Few think the structure is not a stable, but storehouses or barracks.
Overall, Professor Cline cautions: “Solomonic Megiddo has been extremely difficult to find.”
Another contentious issue arose from an older stratum that revealed fire-blackening and crushed skeletons, including that of a young girl lying where she had been hit by a falling wall.
One 1930s excavator suggested at the time this was caused by a “violent siege and fire by the incoming Philistines, probably circa 1190 C”.
The existence of the Philistines is attested by archaeological evidence elsewhere.
Unfortunately, no arrowheads or other weapons were found in or near the Megiddo bodies and there were no sword marks on the skeletons.

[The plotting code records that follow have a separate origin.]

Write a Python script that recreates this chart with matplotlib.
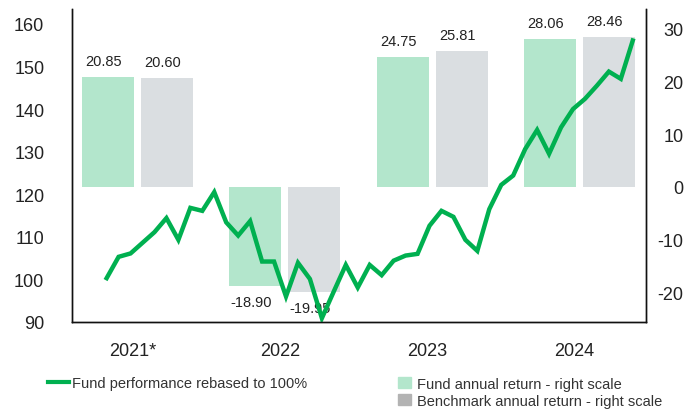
## Fund performance vs annual returns chart
import numpy as np
import matplotlib
matplotlib.use("Agg")
import matplotlib.pyplot as plt
from matplotlib.lines import Line2D
from matplotlib.patches import Patch

plt.rcParams["font.family"] = ["Liberation Sans", "DejaVu Sans"]
plt.rcParams["axes.unicode_minus"] = False

## data
years = ["2021*", "2022", "2023", "2024"]
fund_return = [20.85, -18.90, 24.75, 28.06]
bench_return = [20.60, -19.95, 25.81, 28.46]

## monthly fund value, rebased to 100
fund_perf = [100.3, 105.3, 106.1, 108.6, 111.1, 114.4, 109.3, 116.8, 116.1, 120.5,
             113.4, 110.3, 113.7, 104.2, 104.2, 96.0, 103.9, 100.1, 90.9, 97.2,
             103.4, 98.1, 103.4, 101.0, 104.4, 105.6, 106.0, 112.6, 116.1, 114.7,
             109.3, 106.7, 116.5, 122.2, 124.4, 130.6, 135.1, 129.5, 135.7, 140.0,
             142.4, 145.5, 148.8, 147.1, 156.1]

## colors
green_bar = "#b3e6cc"
gray_bar = "#dadee1"
gray_legend = "#b3b3b3"
line_green = "#00b050"
text_col = "#222222"

fig = plt.figure(figsize=(7, 4.1), dpi=100)
ax = fig.add_axes([0.1029, 0.2122, 0.82, 0.7634])  # left scale (fund)
ax2 = ax.twinx()  # right scale (returns)

## bars on the right scale
x = np.arange(len(years))
w = 0.353
off = 0.2
ax2.bar(x - off, fund_return, width=w, color=green_bar, zorder=1)
ax2.bar(x + off, bench_return, width=w, color=gray_bar, zorder=1)

## value labels
for xi, v in zip(x - off, fund_return):
    ax2.annotate(f"{v:.2f}", (xi - 0.03, v), xytext=(0, 11.5 if v > 0 else -11.5),
                 textcoords="offset points", ha="center", va="center",
                 fontsize=10.5, color=text_col)
for xi, v in zip(x + off, bench_return):
    ax2.annotate(f"{v:.2f}", (xi - 0.03, v), xytext=(0, 11.5 if v > 0 else -11.5),
                 textcoords="offset points", ha="center", va="center",
                 fontsize=10.5, color=text_col)

## line on the left scale, drawn on top of the bars
ax.set_zorder(ax2.get_zorder() + 1)
ax.patch.set_visible(False)
xl = np.linspace(-0.21, 3.362, len(fund_perf))
ax.plot(xl, fund_perf, color=line_green, lw=3.2, solid_joinstyle="miter")

## axes limits
ax.set_xlim(-0.445, 3.452)
ax.set_ylim(90, 163.5)
ax2.set_ylim(-25.7, 33.8)

ax.set_yticks(range(90, 161, 10))
ax2.set_yticks(range(-20, 31, 10))
ax.set_xticks([])

ax.tick_params(axis="y", length=0, pad=20, labelsize=13, labelcolor=text_col)
ax2.tick_params(axis="y", length=0, pad=27, labelsize=13, labelcolor=text_col)
for lab in ax2.get_yticklabels():
    lab.set_horizontalalignment("right")

for a in (ax, ax2):
    a.spines["top"].set_visible(False)
    for s in ("left", "right", "bottom"):
        a.spines[s].set_linewidth(1)
        a.spines[s].set_color("#111111")

## year labels under the groups
for xi, yr in zip(x, years):
    ax.text(xi - 0.035, -0.092, yr, transform=ax.get_xaxis_transform(),
            ha="center", va="center", fontsize=13, color=text_col)

## legends
leg1 = fig.legend(handles=[Line2D([], [], color=line_green, lw=3)],
                  labels=["Fund performance rebased to 100%"],
                  loc="center left", bbox_to_anchor=(0.068, 0.063), frameon=False,
                  fontsize=10.5, handlelength=1.5, handletextpad=0.15, borderpad=0,
                  borderaxespad=0)
for t in leg1.get_texts():
    t.set_color("#333333")
leg2 = fig.legend(handles=[Patch(color=green_bar), Patch(color=gray_legend)],
                  labels=["Fund annual return - right scale", "Benchmark annual return - right scale"],
                  loc="center left", bbox_to_anchor=(0.569, 0.041), frameon=False,
                  fontsize=10.5, handlelength=0.87, handleheight=0.8, handletextpad=0.42,
                  labelspacing=0.18, borderpad=0, borderaxespad=0)
for t in leg2.get_texts():
    t.set_color("#333333")

fig.savefig("out.png", dpi=100)
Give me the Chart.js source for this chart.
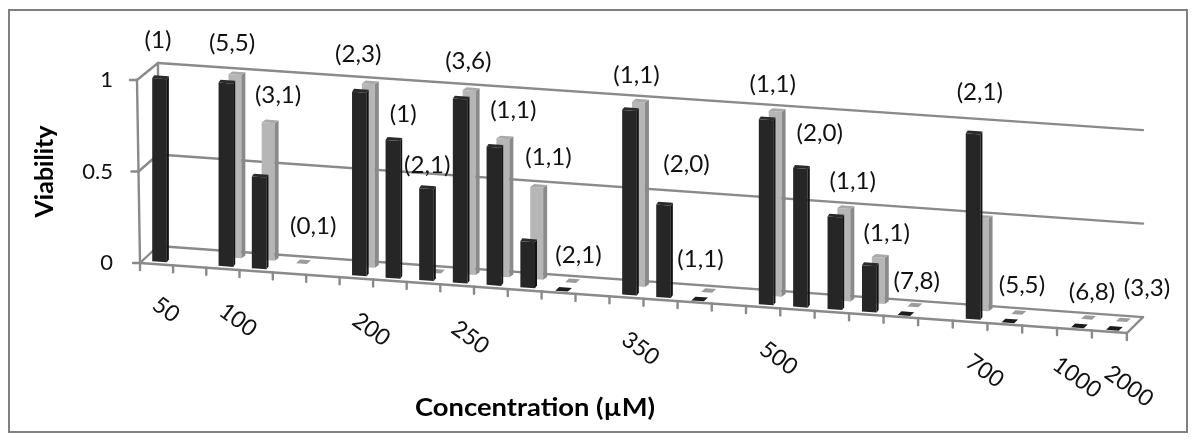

The walls had also been misaligned by forces greater than could have been exerted by humans.
Finally, the layer belongs to the tenth century BC, according to twenty-first-century radiocarbon dating.
Professor Cline and others suggest there was a major earthquake, however, ancient earthquakes are notoriously hard to authenticate without a contemporary written record.
The only certainty, said Professor Cline, is the destruction “was an Armageddon for the inhabitants, regardless of whoever or whatever caused it”.
Megiddo was finally abandoned just before 300 BC, with some experts proposing Alexander the Great destroyed the city, “but there is no evidence for such a cinematic finale”, added Professor Cline — despite the site’s long military history.